Globalement, plus les jeunes sont satisfaits de leur expérience de placement, moins ils ont tendance à affirmer qu’ils se sentent prêts à quitter les services. « Ceux qui ont la perception que la DPJ a été un élément positif dans leur vie, ils sont heureux et voudraient poursuivre l’expérience », note le chercheur. Bref, ceux qui ont une perception positive du système de protection de la jeunesse « souhaiteraient pouvoir y rester ».
L’étude en bref
L’Étude sur le devenir des jeunes placés (EDJeP) suivra une cohorte de 1136 jeunes de 17 à 21 ans qui ont tous été placés par le système de protection de la jeunesse et sont, au début des travaux, sur le point de quitter leur milieu de vie substitut pour commencer une vie autonome. Les chercheurs rencontreront les jeunes à trois reprises au cours des prochaines années. Des ententes avec divers services gouvernementaux, comme celui de l’aide sociale, permettront de suivre leurs parcours dans ces différents services.
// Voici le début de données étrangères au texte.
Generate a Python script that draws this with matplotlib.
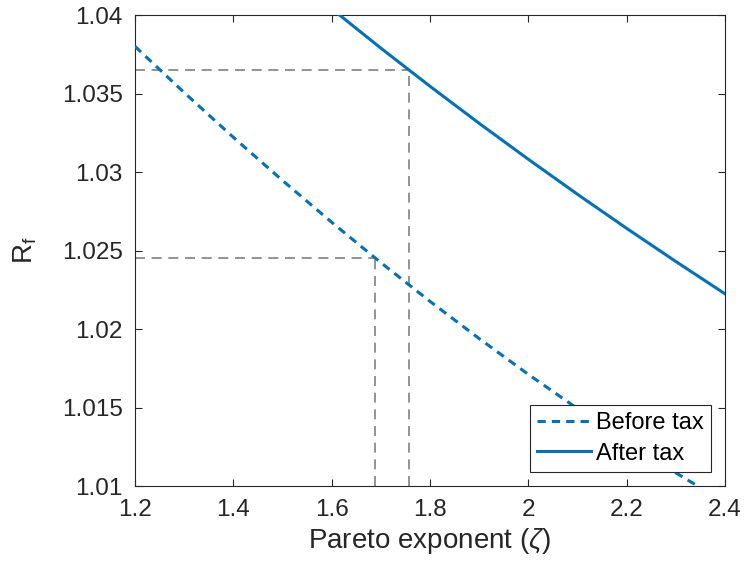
import matplotlib
matplotlib.use("Agg")
import matplotlib.pyplot as plt

plt.rcParams['font.family'] = ['Liberation Sans', 'DejaVu Sans']
plt.rcParams['mathtext.fontset'] = 'custom'
plt.rcParams['mathtext.rm'] = 'Liberation Sans'
plt.rcParams['mathtext.it'] = 'Liberation Sans:italic'

x_before = [1.2, 1.3, 1.4, 1.5, 1.6, 1.7, 1.8, 1.9, 2.0, 2.1, 2.2, 2.3, 2.4]
rf_before = [1.0380, 1.03506, 1.03221, 1.02946, 1.02680, 1.02423, 1.02176,
             1.01939, 1.01711, 1.01493, 1.01284, 1.01084, 1.00894]
x_after = [1.6, 1.7, 1.8, 1.9, 2.0, 2.1, 2.2, 2.3, 2.4]
rf_after = [1.0404, 1.03789, 1.03546, 1.03310, 1.03081, 1.02858, 1.02641, 1.02430, 1.02224]

zeta_before_mark = 1.689
rf_before_mark = 1.0245
zeta_after_mark = 1.757
rf_after_mark = 1.0365

xticks = [1.2, 1.4, 1.6, 1.8, 2.0, 2.2, 2.4]
xticklabels = ['1.2', '1.4', '1.6', '1.8', '2', '2.2', '2.4']
yticks = [1.01, 1.015, 1.02, 1.025, 1.03, 1.035, 1.04]
yticklabels = ['1.01', '1.015', '1.02', '1.025', '1.03', '1.035', '1.04']

xmin, xmax = 1.2, 2.4
ymin, ymax = 1.01, 1.04

blue = '#0072BD'
dark = '#262626'

fig = plt.figure(figsize=(7.45, 5.71), dpi=100)
ax = fig.add_axes([135/745, 85/571, 590/745, 471/571])

gkw = dict(color='#808080', lw=1.2, dashes=(6, 4), zorder=1)
ax.plot([xmin, zeta_after_mark], [rf_after_mark, rf_after_mark], **gkw)
ax.plot([zeta_after_mark, zeta_after_mark], [ymin, rf_after_mark], **gkw)
ax.plot([xmin, zeta_before_mark], [rf_before_mark, rf_before_mark], **gkw)
ax.plot([zeta_before_mark, zeta_before_mark], [ymin, rf_before_mark], **gkw)

ax.plot(x_before, rf_before, color=blue, lw=2.2, dashes=(2.7, 2.0), label='Before tax', zorder=3)
ax.plot(x_after, rf_after, color=blue, lw=2.2, label='After tax', zorder=3)

ax.set_xlim(xmin, xmax)
ax.set_ylim(ymin, ymax)
ax.set_xticks(xticks)
ax.set_xticklabels(xticklabels)
ax.set_yticks(yticks)
ax.set_yticklabels(yticklabels)
ax.tick_params(direction='in', length=5, width=0.8, colors=dark, labelsize=17.5,
               top=True, right=True)
ax.tick_params(axis='x', pad=9)
ax.tick_params(axis='y', pad=9)
for s in ax.spines.values():
    s.set_color(dark)
    s.set_linewidth(0.8)

ax.set_xlabel(r'Pareto exponent ($\zeta$)', fontsize=20, color=dark, labelpad=4)
ax.set_ylabel(r'R$_\mathrm{f}$', fontsize=20, color=dark, labelpad=16)

leg = ax.legend(loc='lower right', fontsize=17, frameon=True, fancybox=False,
                edgecolor=dark, framealpha=1, borderpad=0.3, labelspacing=0.35,
                handlelength=2.3, handletextpad=0.2, borderaxespad=0.6)
leg.get_frame().set_linewidth(0.8)

fig.savefig('out.png', dpi=100)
Avec l’aide des résultats de l’Étude longitudinale sur le développement des enfants du Québec (ELDEQ), qui suit depuis 1998 une cohorte représentative de l’ensemble des jeunes Québécois, on est en mesure de comparer les jeunes de la DPJ à la population jeune en général.
La DPJ en chiffres
34 000
Nombre d’enfants qui ont été pris en charge par la Direction de la protection de la jeunesse (DPJ) en 2018
40 %
Proportion d’entre eux qui ont été placés en milieu substitut
2000
Nombre de jeunes qui quittent les services de la DPJ chaque année
+ 11 %
Depuis 2015, le nombre de signalements retenus à la DPJ a augmenté de 11 %.
33 %
La négligence est le principal motif de signalement, avec 33 %.